§ SET TASK:
Leave out the pictures, and write out exactly the lines from the beginning of the material to the line holding "const bars = barHeights.map((h, i)", that line included, and nothing else.

+---+

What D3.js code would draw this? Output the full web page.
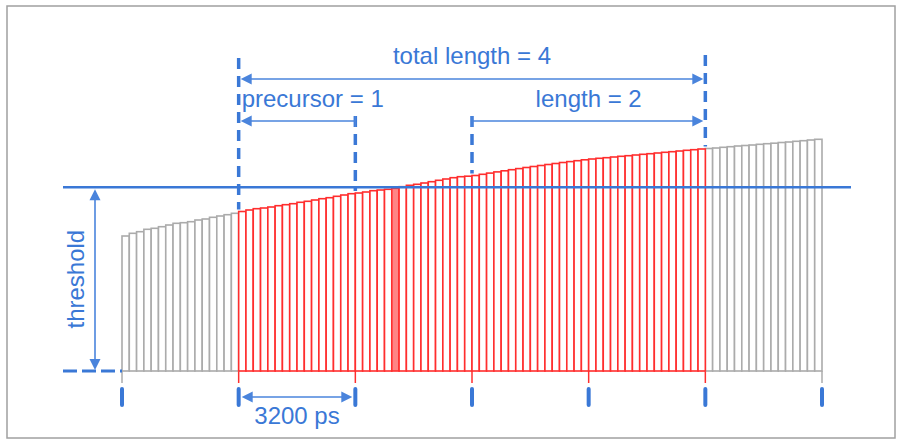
<!DOCTYPE html>
<html>
<head>
<meta charset="utf-8">
<script src="https://cdn.jsdelivr.net/npm/d3@7"></script>
<style>
  html, body { margin: 0; padding: 0; background: #fff; }
  svg { display: block; }
  text { font-family: "Liberation Sans", Arial, sans-serif; }
</style>
</head>
<body>
<svg id="chart" width="902" height="441"></svg>
<script>
// ---- data ----
const barHeights = [
  135, 137.7, 139.3, 141.7, 142.7, 144.3, 146, 147.7, 148.3, 149.3, 151, 152, 153.7, 155, 156.3, 157.7,
  159.5, 161, 162.3, 163, 164, 165.3, 166.3, 167.3, 168.7, 169.7, 171, 172.3, 173.3, 174.7, 176, 177.3,
  178, 179, 180.3, 181, 181.7, 182.7, 184.3, 185.7, 186.7, 188, 189.3, 190.7, 192, 193.3, 194.3, 194.8,
  195.5, 196.7, 197.9, 199.1, 200.2, 201.3, 202.4, 203.5, 204.5, 205.5, 206.5, 207.5, 208.5, 209.4, 210.3, 211.2,
  212, 212.7, 213.3, 214, 214.7, 215.3, 216, 216.7, 217.3, 218, 218.7, 219.3, 220, 220.7, 221.3, 222,
  222.5, 223, 223.7, 224.3, 225, 225.5, 226, 226.7, 227.3, 227.8, 228.5, 229, 229.7, 230.3, 231, 231.7
];
const thresholdValue = 183.7;
const tickIndices = [0, 16, 32, 48, 64, 80, 96];
const windowRange = [16, 80];      // red bars (total length)
const precursorRange = [16, 32];
const lengthRange = [48, 80];
const crossingIndex = 37;
const labels = {
  total: "total length = 4",
  precursor: "precursor = 1",
  length: "length = 2",
  period: "3200 ps",
  threshold: "threshold"
};

// ---- drawing ----
const svg = d3.select("#chart");
const W = 902, H = 441;
const BLUE = "#3a78d6", ARROW = "#4a84dc", RED = "#ff2e2e", GRAY = "#ababab";

svg.append("rect").attr("x", 7).attr("y", 6).attr("width", 888).attr("height", 432)
  .attr("fill", "#fff").attr("stroke", "#a0a0a0").attr("stroke-width", 1.5);

const x = d3.scaleLinear().domain([0, barHeights.length]).range([122, 822]);
const y = d3.scaleLinear().domain([0, 250]).range([371, 121]);
const base = y(0);

const inWindow = i => i >= windowRange[0] && i < windowRange[1];
const bars = barHeights.map((h, i) => ({ h, i, red: inWindow(i) }));

// tick extension lines under baseline
const tickColor = i => (i >= windowRange[0] && i <= windowRange[1]) ? RED : GRAY;
svg.append("g").selectAll("line").data(tickIndices).join("line")
  .attr("x1", d => x(d)).attr("x2", d => x(d))
  .attr("y1", base).attr("y2", base + 12)
  .attr("stroke", d => tickColor(d)).attr("stroke-width", 1.5);

// bars: gray first, then red
const gBars = svg.append("g");
gBars.selectAll("rect.gray").data(bars.filter(d => !d.red)).join("rect")
  .attr("class", "gray")
  .attr("x", d => x(d.i)).attr("width", d => x(d.i + 1) - x(d.i))
  .attr("y", d => y(d.h)).attr("height", d => base - y(d.h))
  .attr("fill", "#fff").attr("stroke", GRAY).attr("stroke-width", 1.6);
gBars.selectAll("rect.red").data(bars.filter(d => d.red)).join("rect")
  .attr("class", "red")
  .attr("x", d => x(d.i)).attr("width", d => x(d.i + 1) - x(d.i))
  .attr("y", d => y(d.h)).attr("height", d => base - y(d.h))
  .attr("fill", d => d.i === crossingIndex ? "#ff8585" : "#fff")
  .attr("stroke", RED).attr("stroke-width", 1.6);

// threshold line
const ty = y(thresholdValue);
svg.append("line").attr("x1", 63).attr("x2", 851).attr("y1", ty).attr("y2", ty)
  .attr("stroke", BLUE).attr("stroke-width", 2.5);
// dashed baseline on left
svg.append("line").attr("x1", 63).attr("x2", x(0)).attr("y1", base).attr("y2", base)
  .attr("stroke", BLUE).attr("stroke-width", 3).attr("stroke-dasharray", "14,5");

// arrowhead helper
function head(g, tipX, tipY, dir) { // dir: 'left','right','up','down'
  const L = 11, Wd = 5.5;
  let p;
  if (dir === "left") p = [[tipX, tipY], [tipX + L, tipY - Wd], [tipX + L, tipY + Wd]];
  if (dir === "right") p = [[tipX, tipY], [tipX - L, tipY - Wd], [tipX - L, tipY + Wd]];
  if (dir === "up") p = [[tipX, tipY], [tipX - Wd, tipY + L], [tipX + Wd, tipY + L]];
  if (dir === "down") p = [[tipX, tipY], [tipX - Wd, tipY - L], [tipX + Wd, tipY - L]];
  g.append("path").attr("d", "M" + p.map(q => q.join(",")).join("L") + "Z").attr("fill", ARROW);
}
function hArrow(x1, x2, yy, leftHead, rightHead) {
  const g = svg.append("g");
  g.append("line").attr("x1", x1 + (leftHead ? 4 : 0)).attr("x2", x2 - (rightHead ? 4 : 0))
    .attr("y1", yy).attr("y2", yy).attr("stroke", ARROW).attr("stroke-width", 1.6);
  if (leftHead) head(g, x1, yy, "left");
  if (rightHead) head(g, x2, yy, "right");
  return g;
}

// threshold vertical arrow
const ag = svg.append("g");
ag.append("line").attr("x1", 95).attr("x2", 95).attr("y1", ty + 5).attr("y2", base - 5)
  .attr("stroke", ARROW).attr("stroke-width", 1.6);
head(ag, 95, ty + 2, "up");
head(ag, 95, base - 1, "down");
svg.append("text").attr("transform", `translate(84, ${(ty + base) / 2}) rotate(-90)`)
  .attr("text-anchor", "middle").attr("fill", BLUE).attr("font-size", 24).text(labels.threshold);

// dashed verticals
function dashV(idx, yTop) {
  svg.append("line").attr("x1", x(idx)).attr("x2", x(idx))
    .attr("y1", yTop).attr("y2", y(barHeights[Math.min(idx, barHeights.length - 1)]) - 2)
    .attr("stroke", BLUE).attr("stroke-width", 3.5).attr("stroke-dasharray", "11,7");
}
dashV(windowRange[0], 58);
dashV(windowRange[1], 55);
dashV(precursorRange[1], 116);
dashV(lengthRange[0], 116);

// arrows
hArrow(x(windowRange[0]) + 2, x(windowRange[1]) - 2, 79, true, true);
hArrow(x(precursorRange[0]) + 2, x(precursorRange[1]), 121, true, false);
svg.append("line").attr("x1", x(precursorRange[1])).attr("x2", x(precursorRange[1]))
  .attr("y1", 116).attr("y2", 127).attr("stroke", ARROW).attr("stroke-width", 1.6);
hArrow(x(lengthRange[0]), x(lengthRange[1]) - 2, 121, false, true);
svg.append("line").attr("x1", x(lengthRange[0])).attr("x2", x(lengthRange[0]))
  .attr("y1", 116).attr("y2", 127).attr("stroke", ARROW).attr("stroke-width", 1.6);

// labels
svg.append("text").attr("x", x((windowRange[0] + windowRange[1]) / 2)).attr("y", 64)
  .attr("text-anchor", "middle").attr("fill", BLUE).attr("font-size", 24).text(labels.total);
svg.append("text").attr("x", x(precursorRange[0]) + 3).attr("y", 107)
  .attr("fill", BLUE).attr("font-size", 24).attr("xml:space", "preserve").text(labels.precursor);
svg.append("text").attr("x", x((lengthRange[0] + lengthRange[1]) / 2)).attr("y", 107)
  .attr("text-anchor", "middle").attr("fill", BLUE).attr("font-size", 24).text(labels.length);

// bottom blue ticks
svg.append("g").selectAll("line").data(tickIndices).join("line")
  .attr("x1", d => x(d)).attr("x2", d => x(d)).attr("y1", 389).attr("y2", 405)
  .attr("stroke", BLUE).attr("stroke-width", 4).attr("stroke-linecap", "round");

// period arrow
hArrow(x(tickIndices[1]) + 3, x(tickIndices[2]) - 3, 397, true, true);
svg.append("text").attr("x", (x(tickIndices[1]) + x(tickIndices[2])) / 2 + 0).attr("y", 424)
  .attr("text-anchor", "middle").attr("fill", BLUE).attr("font-size", 24).text(labels.period);
</script>
</body>
</html>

+---+

§ FULL RESPONSE:
What D3.js code would draw this? Output the full web page.
<!DOCTYPE html>
<html>
<head>
<meta charset="utf-8">
<script src="https://cdn.jsdelivr.net/npm/d3@7"></script>
<style>
  html, body { margin: 0; padding: 0; background: #fff; }
  svg { display: block; }
  text { font-family: "Liberation Sans", Arial, sans-serif; }
</style>
</head>
<body>
<svg id="chart" width="902" height="441"></svg>
<script>
// ---- data ----
const barHeights = [
  135, 137.7, 139.3, 141.7, 142.7, 144.3, 146, 147.7, 148.3, 149.3, 151, 152, 153.7, 155, 156.3, 157.7,
  159.5, 161, 162.3, 163, 164, 165.3, 166.3, 167.3, 168.7, 169.7, 171, 172.3, 173.3, 174.7, 176, 177.3,
  178, 179, 180.3, 181, 181.7, 182.7, 184.3, 185.7, 186.7, 188, 189.3, 190.7, 192, 193.3, 194.3, 194.8,
  195.5, 196.7, 197.9, 199.1, 200.2, 201.3, 202.4, 203.5, 204.5, 205.5, 206.5, 207.5, 208.5, 209.4, 210.3, 211.2,
  212, 212.7, 213.3, 214, 214.7, 215.3, 216, 216.7, 217.3, 218, 218.7, 219.3, 220, 220.7, 221.3, 222,
  222.5, 223, 223.7, 224.3, 225, 225.5, 226, 226.7, 227.3, 227.8, 228.5, 229, 229.7, 230.3, 231, 231.7
];
const thresholdValue = 183.7;
const tickIndices = [0, 16, 32, 48, 64, 80, 96];
const windowRange = [16, 80];      // red bars (total length)
const precursorRange = [16, 32];
const lengthRange = [48, 80];
const crossingIndex = 37;
const labels = {
  total: "total length = 4",
  precursor: "precursor = 1",
  length: "length = 2",
  period: "3200 ps",
  threshold: "threshold"
};

// ---- drawing ----
const svg = d3.select("#chart");
const W = 902, H = 441;
const BLUE = "#3a78d6", ARROW = "#4a84dc", RED = "#ff2e2e", GRAY = "#ababab";

svg.append("rect").attr("x", 7).attr("y", 6).attr("width", 888).attr("height", 432)
  .attr("fill", "#fff").attr("stroke", "#a0a0a0").attr("stroke-width", 1.5);

const x = d3.scaleLinear().domain([0, barHeights.length]).range([122, 822]);
const y = d3.scaleLinear().domain([0, 250]).range([371, 121]);
const base = y(0);

const inWindow = i => i >= windowRange[0] && i < windowRange[1];
const bars = barHeights.map((h, i) => ({ h, i, red: inWindow(i) }));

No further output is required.